Years later we moved abroad but on visits to Northern Ireland, Andrew and Vera were a joy to catch up with.  Illness plagued Andrew. This huge man with hands like shovels had operation after operation. The cement dust from the years of quarry work troubled his lungs.  On subsequent visits we could see his decline. Slow but remorseless.  He was ever loved and his only son worked hard to make the house suitable for his now disabled father. Andrew was ill but surrounded by his extended family including happy young grandchildren. It was a good 15 years later from that first visit of Daniel to the couple that we got news that Andrew was hospitalised and seriously ill. Daniel sat beside Andrew’s bed during a visit as he wavered in and out of consciousness. Daniel whispered “Andrew is the first friend I ever made in my life”. It was hard to lose this good friend.

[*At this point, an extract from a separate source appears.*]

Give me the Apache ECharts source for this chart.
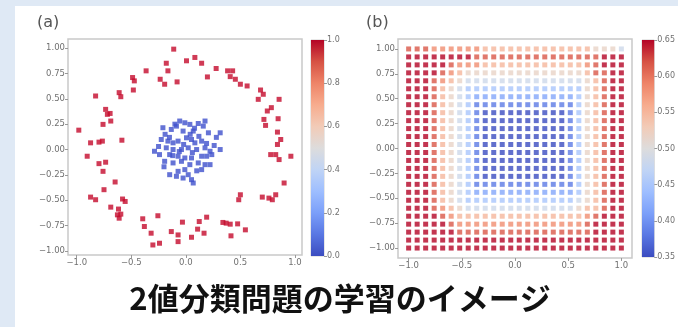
<!DOCTYPE html>
<html>
<head>
<meta charset="utf-8">
<script src="https://cdn.jsdelivr.net/npm/echarts@6/dist/echarts.min.js"></script>
<style>
  html, body { margin: 0; padding: 0; background: #dfe9f5; }
  #main { width: 678px; height: 327px; }
</style>
</head>
<body>
<div id="main"></div>
<script>
// (a) class 1 points, outer ring
const redPoints = [
  [-0.111, 0.990], [-0.179, 0.851], [-0.164, 0.776], [0.006, 0.875], [0.083, 0.908],
  [0.145, 0.851], [0.278, 0.799], [0.198, 0.716], [0.383, 0.776], [0.429, 0.776],
  [0.407, 0.719], [0.454, 0.693], [0.500, 0.644], [0.562, 0.627], [-0.364, 0.776],
  [-0.488, 0.710], [-0.472, 0.677], [-0.481, 0.587], [-0.235, 0.693], [-0.194, 0.644],
  [-0.080, 0.667], [0.685, 0.587], [0.710, 0.545], [0.664, 0.495], [0.855, 0.495],
  [0.784, 0.413], [0.747, 0.380], [0.716, 0.297], [0.731, 0.238], [0.846, 0.304],
  [0.840, 0.172], [0.870, 0.099], [0.840, 0.050], [0.855, -0.099], [0.778, -0.050],
  [0.824, -0.050], [0.963, -0.066], [0.901, -0.330], [0.762, -0.479], [0.793, -0.495],
  [0.824, -0.446], [0.701, -0.469], [0.500, -0.446], [0.485, -0.495], [-0.611, 0.561],
  [-0.596, 0.521], [-0.827, 0.528], [-0.735, 0.396], [-0.719, 0.347], [-0.694, 0.356],
  [-0.688, 0.281], [-0.759, 0.248], [-0.981, 0.191], [-0.873, 0.066], [-0.796, 0.073],
  [-0.765, 0.083], [-0.586, 0.092], [-0.904, -0.066], [-0.796, -0.139], [-0.735, -0.125],
  [-0.759, -0.215], [-0.648, -0.320], [-0.750, -0.396], [-0.873, -0.469], [-0.827, -0.495],
  [-0.580, -0.488], [-0.556, -0.512], [-0.688, -0.568], [-0.617, -0.587], [-0.627, -0.644],
  [-0.596, -0.637], [-0.611, -0.677], [-0.395, -0.683], [-0.380, -0.759], [-0.256, -0.653],
  [-0.031, -0.716], [0.123, -0.710], [0.191, -0.667], [0.108, -0.785], [0.340, -0.719],
  [0.370, -0.726], [0.407, -0.736], [0.475, -0.733], [0.546, -0.792], [0.414, -0.851],
  [-0.133, -0.809], [-0.071, -0.842], [0.052, -0.865], [-0.318, -0.825], [-0.071, -0.908],
  [-0.302, -0.941], [-0.241, -0.924], [0.167, -0.825]
];

// (a) class 0 points, inner cluster
const bluePoints = [
  [-0.056, 0.281], [-0.009, 0.264], [-0.086, 0.231], [0.037, 0.248], [0.114, 0.257],
  [0.176, 0.281], [0.160, 0.231], [-0.210, 0.215], [-0.133, 0.198], [-0.025, 0.182],
  [0.068, 0.182], [0.207, 0.165], [0.315, 0.165], [-0.225, 0.099], [-0.164, 0.083],
  [-0.117, 0.066], [-0.071, 0.083], [0.006, 0.116], [0.052, 0.099], [0.083, 0.066],
  [0.145, 0.083], [-0.179, 0.017], [-0.117, 0.000], [-0.040, 0.000], [0.022, 0.017],
  [0.099, 0.000], [0.176, 0.017], [0.222, -0.017], [0.315, 0.000], [-0.287, -0.017],
  [-0.241, -0.050], [-0.148, -0.050], [-0.071, -0.066], [-0.009, -0.083], [0.052, -0.083],
  [0.145, -0.066], [0.191, -0.066], [0.238, -0.050], [-0.194, -0.116], [-0.117, -0.132],
  [-0.040, -0.116], [0.037, -0.149], [0.114, -0.132], [0.176, -0.149], [0.222, -0.149],
  [-0.148, -0.248], [-0.071, -0.215], [-0.009, -0.198], [0.022, -0.248], [0.052, -0.297],
  [0.068, -0.330], [-0.025, -0.281], [0.145, -0.198], [-0.086, -0.264],
  [-0.100, 0.250], [0.080, 0.210], [-0.150, 0.120], [0.120, 0.130], [-0.020, 0.050],
  [0.190, 0.060], [-0.250, 0.030], [0.260, 0.040], [-0.060, -0.020], [0.060, -0.030],
  [-0.200, -0.170], [0.100, -0.210], [-0.120, -0.060], [0.040, 0.150], [0.280, 0.120],
  [-0.190, 0.150]
];

// (b) grid coordinates
const gridCoords = [-1.00, -0.92, -0.84, -0.76, -0.68, -0.60, -0.52, -0.44, -0.36, -0.28,
  -0.20, -0.12, -0.04, 0.04, 0.12, 0.20, 0.28, 0.36, 0.44, 0.52, 0.60, 0.68, 0.76, 0.84, 0.92, 1.00];

// (b) read colour levels, 0 = 0.35 ... 9 = 0.65, rows top (y=1) to bottom (y=-1)
const gridLevels = [
  '88877777 76666666666 6665554',
  '99999999 88888888888 8888999',
  '99999877 76666666666 6678999',
  '99998765 55555555555 5568899',
  '99987654 44444444444 4456899',
  '99986543 33333333333 3356899',
  '99986543 22222222222 2356899',
  '99986543 11111111111 1356899',
  '99986543 10000000000 1356899',
  '99986543 10000000000 1356899',
  '99986543 10000000000 1356899',
  '99986543 10000000000 1356899',
  '99986543 10000000000 1356899',
  '99986543 10000000000 1356899',
  '99986543 10000000000 1356899',
  '99986543 10000000000 1356899',
  '99986543 10000000000 1356899',
  '99986543 11111111111 1356899',
  '99986543 22222222222 2356899',
  '99986543 33333333333 3456899',
  '99987654 44444444444 4566899',
  '99998766 66666666666 6678999',
  '99999877 77777777777 7789999',
  '99999988 88888888888 8889999',
  '99999999 99999999999 9999999',
  '99999999 99999999999 9999999'
];

const axisTicksA = [-1, -0.5, 0, 0.5, 1];
const axisTicksAY = [-1, -0.75, -0.5, -0.25, 0, 0.25, 0.5, 0.75, 1];
const coolwarm = ['#3b4cc0', '#5977e3', '#7b9ff9', '#9ebeff', '#c0d4f5', '#dddcdc',
  '#f2cbb7', '#f7ac8e', '#ee8468', '#d65244', '#b40426'];

const gridData = [];
gridLevels.forEach((row, r) => {
  const cells = row.replace(/ /g, '');
  for (let c = 0; c < cells.length; c++) {
    const v = 0.35 + Number(cells[c]) / 9 * 0.30;
    gridData.push([gridCoords[c], gridCoords[25 - r], v]);
  }
});

const fmt = (d) => (v) => (v < 0 ? '\u2212' : '') + Math.abs(v).toFixed(d);
const labelStyle = { fontSize: 8.5, color: '#707070', fontFamily: 'DejaVu Sans', margin: 3 };
const cbarLabel = { fontSize: 8, color: '#707070', fontFamily: 'DejaVu Sans', margin: 3 };
const tickStyle = { show: true, length: 3, lineStyle: { color: '#999', width: 1 } };

function plotX(idx, min, max) {
  return {
    type: 'value', gridIndex: idx, min: min, max: max,
    axisLine: { show: false, onZero: false }, splitLine: { show: false },
    axisTick: Object.assign({ customValues: axisTicksA }, tickStyle),
    axisLabel: Object.assign({ customValues: axisTicksA, formatter: fmt(1) }, labelStyle)
  };
}
function plotY(idx, min, max) {
  return {
    type: 'value', gridIndex: idx, min: min, max: max,
    axisLine: { show: false, onZero: false }, splitLine: { show: false },
    axisTick: Object.assign({ customValues: axisTicksAY }, tickStyle),
    axisLabel: Object.assign({ customValues: axisTicksAY, formatter: fmt(2) }, labelStyle)
  };
}
function barGradient() {
  return new echarts.graphic.LinearGradient(0, 0, 0, 1,
    coolwarm.slice().reverse().map((c, i) => ({ offset: i / 10, color: c })));
}

const chart = echarts.init(document.getElementById('main'));
chart.setOption({
  animation: false,
  graphic: [
    { type: 'rect', z: -10, shape: { x: 15, y: 6, width: 663, height: 321 }, style: { fill: '#ffffff' } },
    { type: 'text', left: 37, top: 15, style: { text: '(a)', fontSize: 16, fill: '#555', fontFamily: 'DejaVu Sans' } },
    { type: 'text', left: 366, top: 15, style: { text: '(b)', fontSize: 16, fill: '#555', fontFamily: 'DejaVu Sans' } },
    { type: 'text', x: 340, y: 298, style: { text: '2値分類問題の学習のイメージ', fontSize: 31, fontWeight: 'bold',
      fill: '#111', fontFamily: 'Noto Sans CJK JP', align: 'center', verticalAlign: 'middle' } }
  ],
  grid: [
    { left: 68, top: 39, width: 234, height: 216, show: true, borderColor: '#c9c9c9', borderWidth: 1.5, backgroundColor: '#fff' },
    { left: 311, top: 40, width: 13, height: 216, show: true, borderColor: '#d0d0d0', borderWidth: 1 },
    { left: 398, top: 39, width: 234, height: 219, show: true, borderColor: '#c9c9c9', borderWidth: 1.5, backgroundColor: '#fff' },
    { left: 642, top: 40, width: 13, height: 217, show: true, borderColor: '#d0d0d0', borderWidth: 1 }
  ],
  xAxis: [
    plotX(0, -1.08, 1.065),
    { type: 'category', gridIndex: 1, data: [''], show: false },
    plotX(2, -1.1, 1.1),
    { type: 'category', gridIndex: 3, data: [''], show: false }
  ],
  yAxis: [
    plotY(0, -1.04, 1.09),
    { type: 'value', gridIndex: 1, min: 0, max: 1, interval: 0.2, position: 'right',
      axisLine: { show: false }, splitLine: { show: false }, axisTick: tickStyle,
      axisLabel: Object.assign({ formatter: fmt(1) }, cbarLabel) },
    plotY(2, -1.1, 1.1),
    { type: 'value', gridIndex: 3, min: 0.35, max: 0.65, interval: 0.05, position: 'right',
      axisLine: { show: false }, splitLine: { show: false }, axisTick: tickStyle,
      axisLabel: Object.assign({ formatter: fmt(2) }, cbarLabel) },
    { type: 'value', gridIndex: 3, min: 0, max: 1, show: false, position: 'left' }
  ],
  visualMap: [{
    show: false, seriesIndex: 3, dimension: 2, min: 0.35, max: 0.65,
    inRange: { color: coolwarm }
  }],
  series: [
    { type: 'scatter', xAxisIndex: 0, yAxisIndex: 0, symbol: 'rect', symbolSize: 5,
      itemStyle: { color: '#c40a2c' }, data: redPoints },
    { type: 'scatter', xAxisIndex: 0, yAxisIndex: 0, symbol: 'rect', symbolSize: 5,
      itemStyle: { color: '#3e50cc' }, data: bluePoints },
    { type: 'bar', xAxisIndex: 1, yAxisIndex: 1, barWidth: '100%', data: [1],
      itemStyle: { color: barGradient() } },
    { type: 'scatter', xAxisIndex: 2, yAxisIndex: 2, symbol: 'rect', symbolSize: 5, data: gridData },
    { type: 'bar', xAxisIndex: 3, yAxisIndex: 4, barWidth: '100%', data: [1],
      itemStyle: { color: barGradient() } }
  ]
});
</script>
</body>
</html>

We never know the effect our lives have on others. But this couple graced their neighbourhood with their good natures. For my three sons Andrew raised the standard of what being ‘a good man’ really meant. Showed true nobility  can be demonstrated in times of laughter and in times of pain and illness. Just by their existence this couple made this world a better place. They engender hope in all of us that good people transform not just themselves but the wider community too.  They touch lives and sprinkle the gold dust of their kindness on all those they meet. When I see kindness in Daniel I am reminded of Andrew and his bag of goodies on that first visit.